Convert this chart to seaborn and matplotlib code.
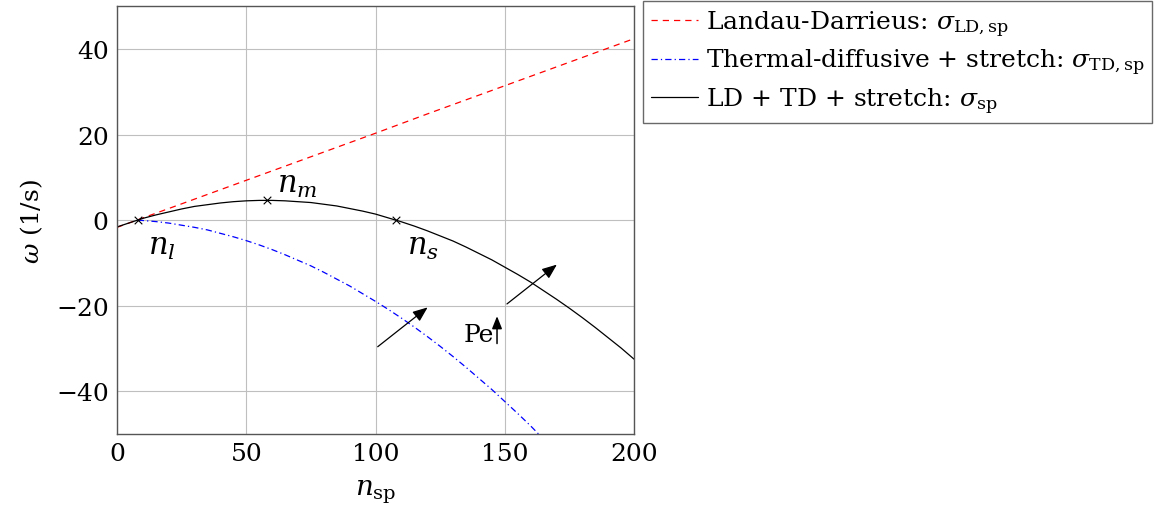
import pandas as pd
import matplotlib
matplotlib.use("Agg")
import matplotlib.pyplot as plt
import seaborn as sns

# values
n_ld = [0, 20, 40, 60, 80, 100, 120, 140, 160, 180, 200]
sigma_ld = [-1.7, 2.7, 7.1, 11.5, 15.9, 20.3, 24.8, 29.2, 33.6, 38.0, 42.4]

n_td = [8, 10, 15, 20, 25, 30, 35, 40, 45, 50, 55, 60, 65, 70, 75, 80, 85,
        90, 95, 100, 105, 110, 115, 120, 125, 130, 135, 140, 145, 150, 155,
        160, 165]
sigma_td = [0.0, -0.1, -0.35, -0.7, -1.2, -1.7, -2.3, -3.1, -3.9, -4.8, -5.8,
            -6.9, -8.1, -9.4, -10.7, -12.2, -13.8, -15.4, -17.2, -19.0, -20.9,
            -22.9, -25.0, -27.2, -29.5, -31.9, -34.4, -37.0, -39.6, -42.4,
            -45.2, -48.1, -51.2]

n_sp = [0, 5, 10, 15, 20, 25, 30, 35, 40, 45, 50, 55, 60, 65, 70, 75, 80,
        85, 90, 95, 100, 105, 110, 115, 120, 125, 130, 135, 140, 145, 150,
        155, 160, 165, 170, 175, 180, 185, 190, 195, 200]
sigma_sp = [-1.6, -0.6, 0.4, 1.2, 1.9, 2.6, 3.2, 3.6, 4.0, 4.3, 4.5, 4.6, 4.6,
            4.5, 4.3, 4.1, 3.7, 3.3, 2.7, 2.1, 1.4, 0.5, -0.4, -1.4, -2.5,
            -3.7, -4.9, -6.3, -7.8, -9.3, -11.0, -12.7, -14.5, -16.5, -18.5,
            -20.6, -22.8, -25.1, -27.5, -29.9, -32.5]

mark_x = [8, 58, 108]
mark_y = [0.0, 4.6, 0.0]
mark_lbl = ["$n_l$", "$n_m$", "$n_s$"]

labels = ["Landau-Darrieus: $\\sigma_{\\mathrm{LD,sp}}$",
          "Thermal-diffusive + stretch: $\\sigma_{\\mathrm{TD,sp}}$",
          "LD + TD + stretch: $\\sigma_{\\mathrm{sp}}$"]

sns.set_style("white")
plt.rcParams["font.family"] = ["DejaVu Serif"]
plt.rcParams["mathtext.fontset"] = "dejavuserif"
plt.rcParams["font.size"] = 18
for k in ["text.color", "axes.labelcolor", "xtick.color", "ytick.color"]:
    plt.rcParams[k] = "black"

df_ld = pd.DataFrame({"n": n_ld, "w": sigma_ld})
df_td = pd.DataFrame({"n": n_td, "w": sigma_td})
df_sp = pd.DataFrame({"n": n_sp, "w": sigma_sp})

fig = plt.figure(figsize=(11.75, 5.1), dpi=100)
ax = fig.add_axes([0.0996, 0.147, 0.44, 0.839])

sns.lineplot(data=df_ld, x="n", y="w", ax=ax, color="red", lw=0.9,
             linestyle=(0, (5, 4)), label=labels[0])
sns.lineplot(data=df_td, x="n", y="w", ax=ax, color="blue", lw=0.9,
             linestyle=(0, (5, 2.5, 1, 2.5)), label=labels[1])
sns.lineplot(data=df_sp, x="n", y="w", ax=ax, color="black", lw=0.9,
             label=labels[2])

ax.scatter(mark_x, mark_y, marker="x", color="black", s=30, lw=0.8, zorder=5)
offs = [(4, -6), (4, 4), (4, -6)]
for x, y, t, (dx, dy) in zip(mark_x, mark_y, mark_lbl, offs):
    ax.text(x + dx, y + dy, t, fontsize=22, va="center", ha="left")

arrow = dict(arrowstyle="-|>,head_length=0.5,head_width=0.2", color="black",
             lw=0.9, mutation_scale=18)
ax.annotate("", xy=(121, -20), xytext=(100, -30), arrowprops=arrow)
ax.annotate("", xy=(171, -10), xytext=(150, -20), arrowprops=arrow)
ax.annotate("", xy=(147, -21.8), xytext=(147, -29.5), arrowprops=dict(
    arrowstyle="-|>,head_length=0.5,head_width=0.2", color="black", lw=1.1,
    mutation_scale=15))
ax.text(146, -26.8, "Pe", fontsize=18, ha="right", va="center")

ax.set_xlim(0, 200)
ax.set_ylim(-50, 50)
ax.set_xticks([0, 50, 100, 150, 200])
ax.set_yticks([-40, -20, 0, 20, 40])
ax.set_yticklabels(["\u221240", "\u221220", "0", "20", "40"])
ax.grid(True, color="#bfbfbf", lw=0.8)
ax.tick_params(labelsize=18, length=0, pad=6)
for s in ax.spines.values():
    s.set_color("#555555")
    s.set_linewidth(1.0)
ax.set_xlabel("$n_{\\mathrm{sp}}$", fontsize=20, labelpad=9)
ax.set_ylabel("$\\omega$ (1/s)", fontsize=18, labelpad=8)

h, l = ax.get_legend_handles_labels()
ax.legend_.remove()
leg = fig.legend(h, l, loc="upper left", bbox_to_anchor=(643 / 1175, 1 - 2 / 510),
                 fontsize=18, frameon=True, fancybox=False, handlelength=1.9,
                 handletextpad=0.3, borderpad=0.3, labelspacing=0.32,
                 borderaxespad=0)
leg.get_frame().set_edgecolor("#444444")
leg.get_frame().set_linewidth(1.0)

fig.savefig("out.png", dpi=100)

● ● ● ●

> _Required work_:
Reproduce the material word for word. Any pictures should be left out of the copy.

> _Complete output_:
Convert this chart to seaborn and matplotlib code.
import pandas as pd
import matplotlib
matplotlib.use("Agg")
import matplotlib.pyplot as plt
import seaborn as sns

# values
n_ld = [0, 20, 40, 60, 80, 100, 120, 140, 160, 180, 200]
sigma_ld = [-1.7, 2.7, 7.1, 11.5, 15.9, 20.3, 24.8, 29.2, 33.6, 38.0, 42.4]

n_td = [8, 10, 15, 20, 25, 30, 35, 40, 45, 50, 55, 60, 65, 70, 75, 80, 85,
        90, 95, 100, 105, 110, 115, 120, 125, 130, 135, 140, 145, 150, 155,
        160, 165]
sigma_td = [0.0, -0.1, -0.35, -0.7, -1.2, -1.7, -2.3, -3.1, -3.9, -4.8, -5.8,
            -6.9, -8.1, -9.4, -10.7, -12.2, -13.8, -15.4, -17.2, -19.0, -20.9,
            -22.9, -25.0, -27.2, -29.5, -31.9, -34.4, -37.0, -39.6, -42.4,
            -45.2, -48.1, -51.2]

n_sp = [0, 5, 10, 15, 20, 25, 30, 35, 40, 45, 50, 55, 60, 65, 70, 75, 80,
        85, 90, 95, 100, 105, 110, 115, 120, 125, 130, 135, 140, 145, 150,
        155, 160, 165, 170, 175, 180, 185, 190, 195, 200]
sigma_sp = [-1.6, -0.6, 0.4, 1.2, 1.9, 2.6, 3.2, 3.6, 4.0, 4.3, 4.5, 4.6, 4.6,
            4.5, 4.3, 4.1, 3.7, 3.3, 2.7, 2.1, 1.4, 0.5, -0.4, -1.4, -2.5,
            -3.7, -4.9, -6.3, -7.8, -9.3, -11.0, -12.7, -14.5, -16.5, -18.5,
            -20.6, -22.8, -25.1, -27.5, -29.9, -32.5]

mark_x = [8, 58, 108]
mark_y = [0.0, 4.6, 0.0]
mark_lbl = ["$n_l$", "$n_m$", "$n_s$"]

labels = ["Landau-Darrieus: $\\sigma_{\\mathrm{LD,sp}}$",
          "Thermal-diffusive + stretch: $\\sigma_{\\mathrm{TD,sp}}$",
          "LD + TD + stretch: $\\sigma_{\\mathrm{sp}}$"]

sns.set_style("white")
plt.rcParams["font.family"] = ["DejaVu Serif"]
plt.rcParams["mathtext.fontset"] = "dejavuserif"
plt.rcParams["font.size"] = 18
for k in ["text.color", "axes.labelcolor", "xtick.color", "ytick.color"]:
    plt.rcParams[k] = "black"

df_ld = pd.DataFrame({"n": n_ld, "w": sigma_ld})
df_td = pd.DataFrame({"n": n_td, "w": sigma_td})
df_sp = pd.DataFrame({"n": n_sp, "w": sigma_sp})

fig = plt.figure(figsize=(11.75, 5.1), dpi=100)
ax = fig.add_axes([0.0996, 0.147, 0.44, 0.839])

sns.lineplot(data=df_ld, x="n", y="w", ax=ax, color="red", lw=0.9,
             linestyle=(0, (5, 4)), label=labels[0])
sns.lineplot(data=df_td, x="n", y="w", ax=ax, color="blue", lw=0.9,
             linestyle=(0, (5, 2.5, 1, 2.5)), label=labels[1])
sns.lineplot(data=df_sp, x="n", y="w", ax=ax, color="black", lw=0.9,
             label=labels[2])

ax.scatter(mark_x, mark_y, marker="x", color="black", s=30, lw=0.8, zorder=5)
offs = [(4, -6), (4, 4), (4, -6)]
for x, y, t, (dx, dy) in zip(mark_x, mark_y, mark_lbl, offs):
    ax.text(x + dx, y + dy, t, fontsize=22, va="center", ha="left")

arrow = dict(arrowstyle="-|>,head_length=0.5,head_width=0.2", color="black",
             lw=0.9, mutation_scale=18)
ax.annotate("", xy=(121, -20), xytext=(100, -30), arrowprops=arrow)
ax.annotate("", xy=(171, -10), xytext=(150, -20), arrowprops=arrow)
ax.annotate("", xy=(147, -21.8), xytext=(147, -29.5), arrowprops=dict(
    arrowstyle="-|>,head_length=0.5,head_width=0.2", color="black", lw=1.1,
    mutation_scale=15))
ax.text(146, -26.8, "Pe", fontsize=18, ha="right", va="center")

ax.set_xlim(0, 200)
ax.set_ylim(-50, 50)
ax.set_xticks([0, 50, 100, 150, 200])
ax.set_yticks([-40, -20, 0, 20, 40])
ax.set_yticklabels(["\u221240", "\u221220", "0", "20", "40"])
ax.grid(True, color="#bfbfbf", lw=0.8)
ax.tick_params(labelsize=18, length=0, pad=6)
for s in ax.spines.values():
    s.set_color("#555555")
    s.set_linewidth(1.0)
ax.set_xlabel("$n_{\\mathrm{sp}}$", fontsize=20, labelpad=9)
ax.set_ylabel("$\\omega$ (1/s)", fontsize=18, labelpad=8)

h, l = ax.get_legend_handles_labels()
ax.legend_.remove()
leg = fig.legend(h, l, loc="upper left", bbox_to_anchor=(643 / 1175, 1 - 2 / 510),
                 fontsize=18, frameon=True, fancybox=False, handlelength=1.9,
                 handletextpad=0.3, borderpad=0.3, labelspacing=0.32,
                 borderaxespad=0)
leg.get_frame().set_edgecolor("#444444")
leg.get_frame().set_linewidth(1.0)

fig.savefig("out.png", dpi=100)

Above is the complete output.